B. If termination is for just causes (serious employee misconduct, etc.)

Separation pay is generally not required, unless granted by company policy, CBA, or as a measure of social justice in limited circumstances recognized in jurisprudence.

C. If employee resigns voluntarily

Separation pay is generally not required, unless:

  • the company policy or CBA grants it,
  • or it is part of a separation/retirement plan.

6) Quitclaims, waivers, and releases: what employees should know

Employers sometimes condition final pay on signing a quitclaim. In Philippine labor law:

  • Quitclaims are not automatically invalid, but they are strictly scrutinized.

  • They may be set aside if:

    • the employee did not fully understand what they signed,
    • the consideration is unconscionably low,
    • there was fraud, misrepresentation, coercion, or undue pressure,
    • the waiver covers rights that are legally non-waivable.

Importantly, final pay for earned wages is not supposed to be hostage to a waiver. If there is no genuine dispute, insisting on a quitclaim as a condition may be viewed as bad faith.

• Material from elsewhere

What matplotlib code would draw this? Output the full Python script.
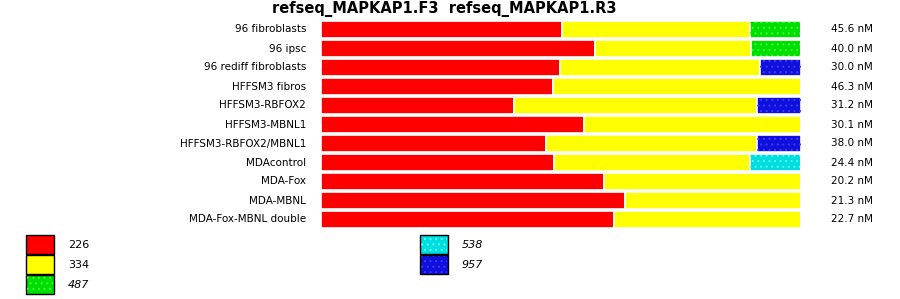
import matplotlib
matplotlib.use("Agg")
import matplotlib.pyplot as plt
from matplotlib.patches import Rectangle

# data (percent of each bar)
samples = ["96 fibroblasts", "96 ipsc", "96 rediff fibroblasts", "HFFSM3 fibros",
           "HFFSM3-RBFOX2", "HFFSM3-MBNL1", "HFFSM3-RBFOX2/MBNL1", "MDAcontrol",
           "MDA-Fox", "MDA-MBNL", "MDA-Fox-MBNL double"]
conc = ["45.6 nM", "40.0 nM", "30.0 nM", "46.3 nM", "31.2 nM", "30.1 nM",
        "38.0 nM", "24.4 nM", "20.2 nM", "21.3 nM", "22.7 nM"]
peaks = ["226", "334", "487", "538", "957"]
p226 = [50.2, 57.0, 49.8, 48.4, 40.2, 54.7, 46.9, 48.5, 58.9, 63.4, 61.1]
p334 = [39.2, 32.5, 41.7, 51.6, 50.7, 45.3, 43.9, 40.9, 41.1, 36.6, 38.9]
p487 = [10.6, 10.5, 0, 0, 0, 0, 0, 0, 0, 0, 0]
p538 = [0, 0, 0, 0, 0, 0, 0, 10.6, 0, 0, 0]
p957 = [0, 0, 8.5, 0, 9.1, 0, 9.2, 0, 0, 0, 0]
series = [p226, p334, p487, p538, p957]

colors = ["#ff0000", "#ffff00", "#00dd00", "#00dddd", "#1010dd"]
dots = [None, None, "#30ff30", "#50ffff", "#3838ff"]
italic = [False, False, True, True, True]

plt.rcParams["hatch.linewidth"] = 0.8

fig = plt.figure(figsize=(9, 2.99), dpi=100)
ax = fig.add_axes([321/900, 1 - 229/299, 480/900, 209/299])

ypos = list(range(len(samples)))
left = [0.0] * len(samples)
for vals, c, d in zip(series, colors, dots):
    ax.barh(ypos, vals, left=left, height=0.9, color=c, edgecolor="white", linewidth=1.2)
    if d:
        nz = [i for i, v in enumerate(vals) if v > 0]
        ax.barh([ypos[i] for i in nz], [vals[i] for i in nz], left=[left[i] for i in nz],
                height=0.8, fill=False, hatch="...", edgecolor=d, linewidth=0)
    left = [l + v for l, v in zip(left, vals)]

ax.set_xlim(0, 100)
ax.set_ylim(len(samples) - 0.5, -0.5)
ax.axis("off")

for i, (s, c) in enumerate(zip(samples, conc)):
    ax.text(-3.1, i, s, ha="right", va="center", fontsize=7.5)
    ax.text(106.2, i, c, ha="left", va="center", fontsize=7.5)

fig.text(444/900, 1 - 9/299, "refseq_MAPKAP1.F3  refseq_MAPKAP1.R3", ha="center",
         va="center", fontsize=10.5, fontweight="bold")

# legend
for k, name in enumerate(peaks):
    col, row = (0, k) if k < 3 else (1, k - 3)
    x0 = 26 if col == 0 else 420
    y0 = 235 + 20 * row
    fig.patches.append(Rectangle((x0/900, 1 - (y0 + 19)/299), 28/900, 19/299,
                                 transform=fig.transFigure, facecolor=colors[k],
                                 edgecolor="black", linewidth=1))
    if dots[k]:
        fig.patches.append(Rectangle(((x0 + 1)/900, 1 - (y0 + 18)/299), 26/900, 17/299,
                                     transform=fig.transFigure, fill=False, hatch="...",
                                     edgecolor=dots[k], linewidth=0))
    fig.text((x0 + 42)/900, 1 - (y0 + 10)/299, name, ha="left", va="center", fontsize=8,
             style="italic" if italic[k] else "normal")

fig.savefig("out.png", dpi=100)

7) Legal remedies when final pay is not released

Legal options typically move from faster, settlement-oriented channels to formal adjudication.

Remedy 1: Written demand / internal escalation (documented)

A practical first step is a written demand stating:

  • date of separation,
  • breakdown of amounts believed due (salary, SIL conversion, 13th month prorate, etc.),
  • request for computation and release within a specific period,
  • request for COE (if needed),
  • and request for a written explanation for any deductions/holds.

This creates a paper trail helpful for DOLE/NLRC proceedings.

Remedy 2: DOLE Single Entry Approach (SEnA)

The SEnA mechanism is the usual front door for many labor money claims. It is a mandatory/primary conciliation-mediation step in many cases and is designed to obtain quick settlement without full litigation.

Typical SEnA outcomes:

  • employer pays after being called to conference,
  • a settlement is reached with payment schedule,
  • or the case is referred onward if unresolved.

Remedy 3: Money claim case (jurisdiction depends on claim amount and circumstances)

If unresolved, the claim may proceed either through:

  • NLRC Labor Arbiter (common venue for money claims arising from employer-employee relations), or
  • DOLE’s regional office in limited contexts under enforcement/power mechanisms, depending on the nature of the dispute, employment status, and the claim.

In practice, substantial or contested final pay disputes often land with the NLRC.

Remedy 4: Complaint for nonpayment/underpayment of wages (administrative and/or adjudicatory)

Failure to pay wages can also trigger enforcement mechanisms and inspections where appropriate. If the issue is part of broader wage violations (not just final pay), DOLE enforcement may become relevant.

Remedy 5: Claims for damages, attorney’s fees, and interest (in proper cases)

If the withholding is shown to be in bad faith or the employee was forced to litigate to recover wages:

  • Attorney’s fees may be awarded in labor cases in proper circumstances (commonly up to 10% in many wage recovery contexts, subject to proof and discretion).
  • Legal interest may be imposed on monetary awards depending on applicable rules and case specifics.
  • Moral and exemplary damages are not routine, but may be awarded when there is a showing of bad faith, malice, or oppressive conduct, under the Civil Code concepts applied subsidiarily.

Remedy 6: Constructive dismissal context (if nonpayment happened during employment)

If the issue is not merely “final pay” but persistent nonpayment or withholding while still employed, it may support claims such as:

  • constructive dismissal (if the employer’s acts render continued employment impossible, unreasonable, or unlikely), plus
  • backwages and related relief if proven.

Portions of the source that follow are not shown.